Tortas: The tortas, or sandwiches, ($3.99) were another great find. The barbacoa is a barbecue-marinated beef on Cuban bread with tomatoes, lettuce, avocado, mayonnaise and jalapenos. There is also a Cuban sandwich that ain't too bad.

Tamales: Excellent red and green tamales (four for $5) with soft, cornmeal wrappings and tender pork stuffing are on the menu, but you're stuck with what's available. Only once have both green and red been available. Rounding out the menu are gorditas ($1.99), burritos ($2.50) and quesadillas ($2.50-$2.75).
Swift and shy: The menu is bilingual as is the server who is usually present. She is gracious and quick to bring chips and salsa and answer questions in her quiet manner. If you care to try out your Spanish, she perks up a lot more. But still no answer on the strange menu cover that displays a Chinese restaurant's interior with chopsticks and tea service.

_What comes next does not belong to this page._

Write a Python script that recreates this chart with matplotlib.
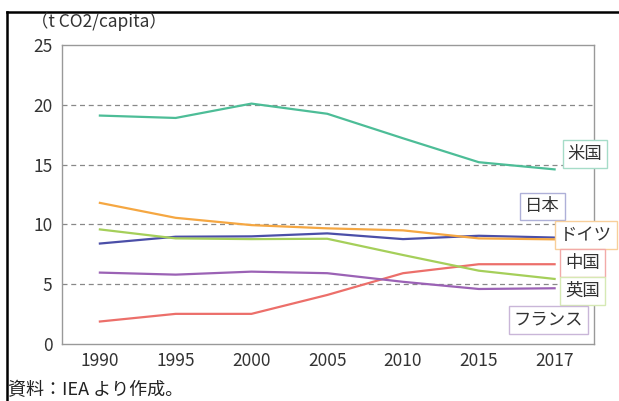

Sabados y Domingos: On the weekend, hearty bowls of menudo and pozole are available. The pozole ($7.50/$6.50) is a red, fiery concoction that glistens with fat and is heaped with strips of beef and unusually large hunks of corn. I ordered the small (chico) bowl and was surprised at the size of the serving. There is not much need for the grande unless you have sniffles you're trying to kick and want to really feed that cold. Menudo is another aromatic soup made of tripe, hominy and chili, and is stewed for hours with garlic and other spices.
Stop the madness!: Make sure you don't pick the table closest to the jukebox. You'll be happy as long as it doesn't start blaring its obnoxious tunes. But when regulars come in and feed it quarters, watch out!